Is YouTube the Future of Streaming TV?

YouTube C.E.O. Neal Mohan.
YouTube C.E.O. Neal Mohan. Photo: Jeff Kravitz/FilmMagic for YouTube
Julia Alexander
June 6, 2023

Pop quiz: What’s the number one video platform, the number one destination for advertisers, which also has the fastest growing connected TV operating system, and hosts more than 2.5 billion monthly active users? If you’re not in the industry, you’d be forgiven for not knowing that the answer is YouTube

The 18-year-old social video platform gets far less media attention than Netflix, or even Hulu, its most direct competitor in the streaming TV market. But it’s not an exaggeration to say that YouTube (including YouTube TV, which offers 100 or so cable and broadcast channels for $73 a month) has quietly become a frontrunner in the battle for the future of over-the-top television. 
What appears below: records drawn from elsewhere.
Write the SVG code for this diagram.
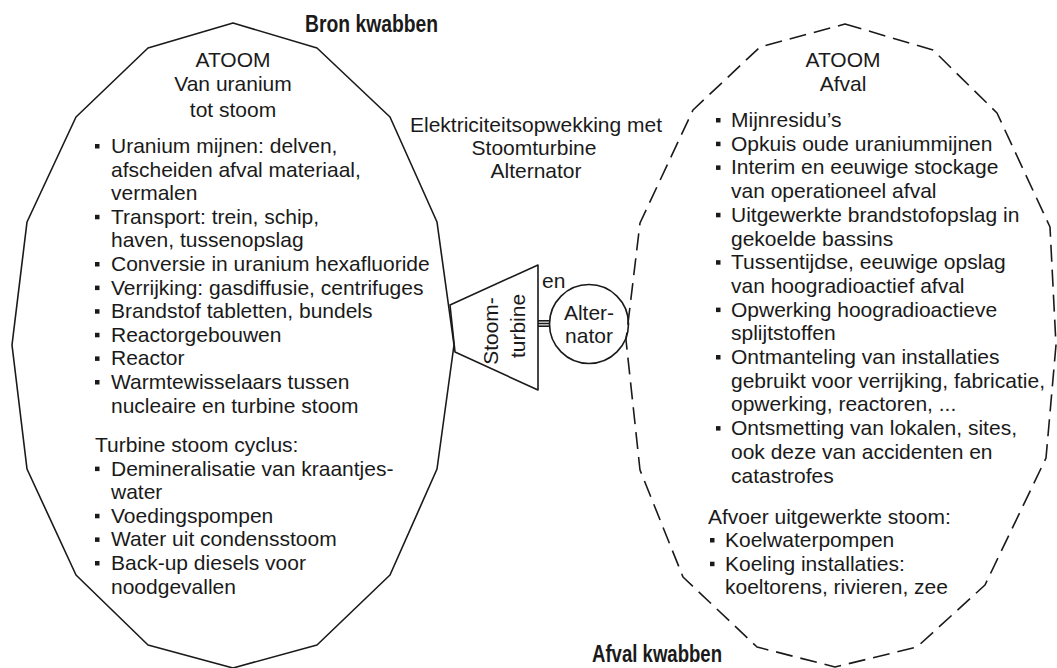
<svg xmlns="http://www.w3.org/2000/svg" xmlns:xlink="http://www.w3.org/1999/xlink" width="1057" height="668" viewBox="0 0 1057 668">
<style>
text{font-family:"Liberation Sans",Arial,sans-serif;font-size:21px;fill:#1a1a1a}
.c{text-anchor:middle}
.t{font-weight:bold;font-size:23px}
.ln{fill:none;stroke:#1a1a1a;stroke-width:1.6;stroke-linejoin:round}
.dash{stroke-dasharray:17 8}
</style>
<defs>
<rect id="b" width="4.5" height="4.5" fill="#1a1a1a"/>
</defs>
<rect width="1057" height="668" fill="#fff"/>
<text class="t" x="305" y="32" textLength="133" lengthAdjust="spacingAndGlyphs">Bron kwabben</text>
<text class="t" x="592" y="662" textLength="130" lengthAdjust="spacingAndGlyphs">Afval kwabben</text>

<g id="bron-kwab">
<polygon class="ln" points="233,23 317,48 390,117 437,222 454,345 437,469 390,575 317,645 233,668 148,645 76,575 27,469 12,345 27,222 76,117 148,48"/>
<text class="c" x="233" y="67">ATOOM</text>
<text class="c" x="233" y="91">Van uranium</text>
<text class="c" x="233" y="117">tot stoom</text>
<use xlink:href="#b" x="95" y="144"/><text x="111" y="153">Uranium mijnen: delven,</text>
<text x="111" y="176.6">afscheiden afval materiaal,</text>
<text x="111" y="200.2">vermalen</text>
<use xlink:href="#b" x="95" y="214.8"/><text x="111" y="223.8">Transport: trein, schip,</text>
<text x="111" y="247.4">haven, tussenopslag</text>
<use xlink:href="#b" x="95" y="262"/><text x="111" y="271">Conversie in uranium hexafluoride</text>
<use xlink:href="#b" x="95" y="285.6"/><text x="111" y="294.6">Verrijking: gasdiffusie, centrifuges</text>
<use xlink:href="#b" x="95" y="309.2"/><text x="111" y="318.2">Brandstof tabletten, bundels</text>
<use xlink:href="#b" x="95" y="332.8"/><text x="111" y="341.8">Reactorgebouwen</text>
<use xlink:href="#b" x="95" y="356.4"/><text x="111" y="365.4">Reactor</text>
<use xlink:href="#b" x="95" y="380"/><text x="111" y="389">Warmtewisselaars tussen</text>
<text x="111" y="412.6">nucleaire en turbine stoom</text>
<text x="95" y="452">Turbine stoom cyclus:</text>
<use xlink:href="#b" x="95" y="466.6"/><text x="111" y="475.6">Demineralisatie van kraantjes-</text>
<text x="111" y="499.2">water</text>
<use xlink:href="#b" x="95" y="513.8"/><text x="111" y="522.8">Voedingspompen</text>
<use xlink:href="#b" x="95" y="537.4"/><text x="111" y="546.4">Water uit condensstoom</text>
<use xlink:href="#b" x="95" y="561"/><text x="111" y="570">Back-up diesels voor</text>
<text x="111" y="593.6">noodgevallen</text>
</g>

<g id="afval-kwab">
<polygon class="ln dash" points="845,24 933,50 997,113 1050,227 1056,345 1046,458 985,585 917,647 835,667 757,647 683,577 640,470 626,340 640,223 693,110 760,47"/>
<text class="c" x="843" y="67">ATOOM</text>
<text class="c" x="843" y="91">Afval</text>
<use xlink:href="#b" x="716" y="118"/><text x="731" y="127">Mijnresidu’s</text>
<use xlink:href="#b" x="716" y="141.7"/><text x="731" y="150.7">Opkuis oude uraniummijnen</text>
<use xlink:href="#b" x="716" y="165.4"/><text x="731" y="174.4">Interim en eeuwige stockage</text>
<text x="731" y="198.1">van operationeel afval</text>
<use xlink:href="#b" x="716" y="212.8"/><text x="731" y="221.8">Uitgewerkte brandstofopslag in</text>
<text x="731" y="245.5">gekoelde bassins</text>
<use xlink:href="#b" x="716" y="260.2"/><text x="731" y="269.2">Tussentijdse, eeuwige opslag</text>
<text x="731" y="292.9">van hoogradioactief afval</text>
<use xlink:href="#b" x="716" y="307.6"/><text x="731" y="316.6">Opwerking hoogradioactieve</text>
<text x="731" y="340.3">splijtstoffen</text>
<use xlink:href="#b" x="716" y="355"/><text x="731" y="364">Ontmanteling van installaties</text>
<text x="731" y="387.7">gebruikt voor verrijking, fabricatie,</text>
<text x="731" y="411.4">opwerking, reactoren, ...</text>
<use xlink:href="#b" x="716" y="426.1"/><text x="731" y="435.1">Ontsmetting van lokalen, sites,</text>
<text x="731" y="458.8">ook deze van accidenten en</text>
<text x="731" y="482.5">catastrofes</text>
<text x="708" y="524">Afvoer uitgewerkte stoom:</text>
<use xlink:href="#b" x="710" y="538"/><text x="725" y="547">Koelwaterpompen</text>
<use xlink:href="#b" x="710" y="561.7"/><text x="725" y="570.7">Koeling installaties:</text>
<text x="725" y="594.4">koeltorens, rivieren, zee</text>
</g>

<g id="titel">
<text class="c" x="536" y="132">Elektriciteitsopwekking met</text>
<text class="c" x="534" y="155">Stoomturbine</text>
<text class="c" x="536" y="178">Alternator</text>
</g>

<g id="stoomturbine">
<polygon class="ln" points="450,305 538,265 538,390 455,352"/>
<text class="c" transform="translate(498,331) rotate(-90)">Stoom-</text>
<text class="c" transform="translate(525,326) rotate(-90)">turbine</text>
</g>

<g id="en-label">
<text x="542" y="288">en</text>
</g>

<g id="alternator">
<circle class="ln" cx="589" cy="324" r="39.5"/>
<text class="c" x="589" y="320">Alter-</text>
<text class="c" x="589" y="343">nator</text>
</g>

<g id="connectors">
<line class="ln" x1="538" y1="320.8" x2="550" y2="320.8" stroke-width="1.2"/>
<line class="ln" x1="538" y1="323.5" x2="550" y2="323.5" stroke-width="1.2"/>
<line class="ln" x1="538" y1="326.2" x2="550" y2="326.2" stroke-width="1.2"/>
</g>
</svg>
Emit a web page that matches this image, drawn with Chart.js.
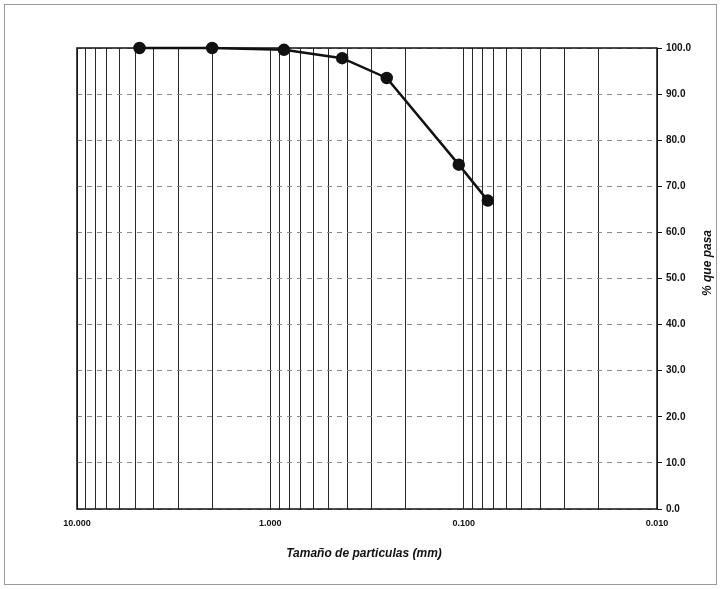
<!DOCTYPE html>
<html>
<head>
<meta charset="utf-8">
<script src="https://cdn.jsdelivr.net/npm/chart.js@4.4.1/dist/chart.umd.min.js"></script>
<style>
  html, body { margin: 0; padding: 0; background: #fff; }
  #wrap { width: 721px; height: 589px; }
</style>
</head>
<body>
<div id="wrap"><canvas id="granulometria" width="721" height="589"></canvas></div>
<script>
// tamaños de tamiz (mm) y % que pasa
const sizes = [4.75, 2.0, 0.85, 0.425, 0.25, 0.106, 0.075];
const passing = [100.0, 100.0, 99.6, 97.8, 93.5, 74.7, 66.9];
const decades = [10, 1, 0.1, 0.01];
const xTickLabels = ["10.000", "1.000", "0.100", "0.010"];
const xTitle = "Tamaño de particulas (mm)";
const yTitle = "% que pasa";

const FONT = "'Liberation Sans', Arial, sans-serif";

const framePlugin = {
  id: "frame",
  beforeDatasetsDraw(chart) {
    const ctx = chart.ctx;
    const a = chart.chartArea;
    ctx.save();
    // borde del area de trazado
    ctx.strokeStyle = "#111";
    ctx.lineWidth = 1.5;
    ctx.strokeRect(a.left, a.top, a.right - a.left, a.bottom - a.top);
    ctx.restore();
  },
  afterDraw(chart) {
    const ctx = chart.ctx;
    const a = chart.chartArea;
    ctx.save();
    // marco exterior
    ctx.strokeStyle = "#9a9a9a";
    ctx.lineWidth = 1;
    ctx.strokeRect(4.5, 4.5, 712, 580);
    // titulos
    ctx.fillStyle = "#111";
    ctx.font = "italic bold 12px " + FONT;
    ctx.textAlign = "center";
    ctx.textBaseline = "middle";
    ctx.fillText(xTitle, (a.left + a.right) / 2 - 3, 554);
    ctx.translate(708, 263);
    ctx.rotate(-Math.PI / 2);
    ctx.fillText(yTitle, 0, 0);
    ctx.restore();
  }
};

new Chart(document.getElementById("granulometria"), {
  type: "scatter",
  data: {
    datasets: [{
      data: sizes.map((s, i) => ({ x: s, y: passing[i] })),
      showLine: true,
      clip: false,
      borderColor: "#111",
      borderWidth: 2.5,
      backgroundColor: "#111",
      pointRadius: 5,
      pointHoverRadius: 5,
      tension: 0
    }]
  },
  options: {
    responsive: false,
    animation: false,
    layout: { padding: { left: 77, top: 48, right: 0, bottom: 0 } },
    plugins: {
      legend: { display: false },
      tooltip: { enabled: false }
    },
    scales: {
      x: {
        type: "logarithmic",
        reverse: true,
        min: 0.01,
        max: 10,
        afterBuildTicks: (scale) => {
          let t = [];
          for (let d = 0; d < 3; d++) {
            let base = decades[d + 1];
            for (let k = 1; k <= 9; k++) t.push({ value: base * k });
          }
          t.push({ value: 10 });
          scale.ticks = t;
        },
        afterFit: (scale) => { scale.height = 80; },
        grid: { color: "#2a2a2a", lineWidth: 1, drawTicks: false },
        border: { display: false },
        ticks: {
          autoSkip: false,
          maxRotation: 0,
          padding: 9,
          color: "#111",
          font: { family: FONT, size: 9, weight: "bold" },
          callback: (v) => {
            let i = decades.findIndex(d => Math.abs(d - v) / d < 1e-6);
            return i >= 0 ? xTickLabels[i] : "";
          }
        }
      },
      y: {
        position: "right",
        min: 0,
        max: 100,
        afterFit: (scale) => { scale.width = 64; },
        grid: {
          color: "#8a8a8a",
          lineWidth: 1,
          tickBorderDash: [],
          tickColor: "#111",
          tickLength: 5
        },
        border: { display: false, dash: [5, 5] },
        ticks: {
          stepSize: 10,
          padding: 4,
          color: "#111",
          font: { family: FONT, size: 10, weight: "bold" },
          callback: (v) => v.toFixed(1)
        }
      }
    }
  },
  plugins: [framePlugin]
});
</script>
</body>
</html>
Of course, television is a fluid concept these days, with cable in terminal decline, social video (YouTube, TikTok, etcetera) soaring, and a dozen or so companies fighting to recreate (or re-bundle) the Pay TV experience for the streaming era. YouTube, despite producing original content and hosting billions of user-generated videos, isn’t quite competing in the same category as streamers, like Netflix or Max, whose growth relies on their pipeline of originals and well-worn old reliable hits, plus the algorithm that suggests them. Instead, YouTube seems to have broader ambitions. And it has several key advantages that could position Alphabet, its parentco, to compete with Amazon Prime Video as the platform of the platforms, the one upon which most other streamers rest.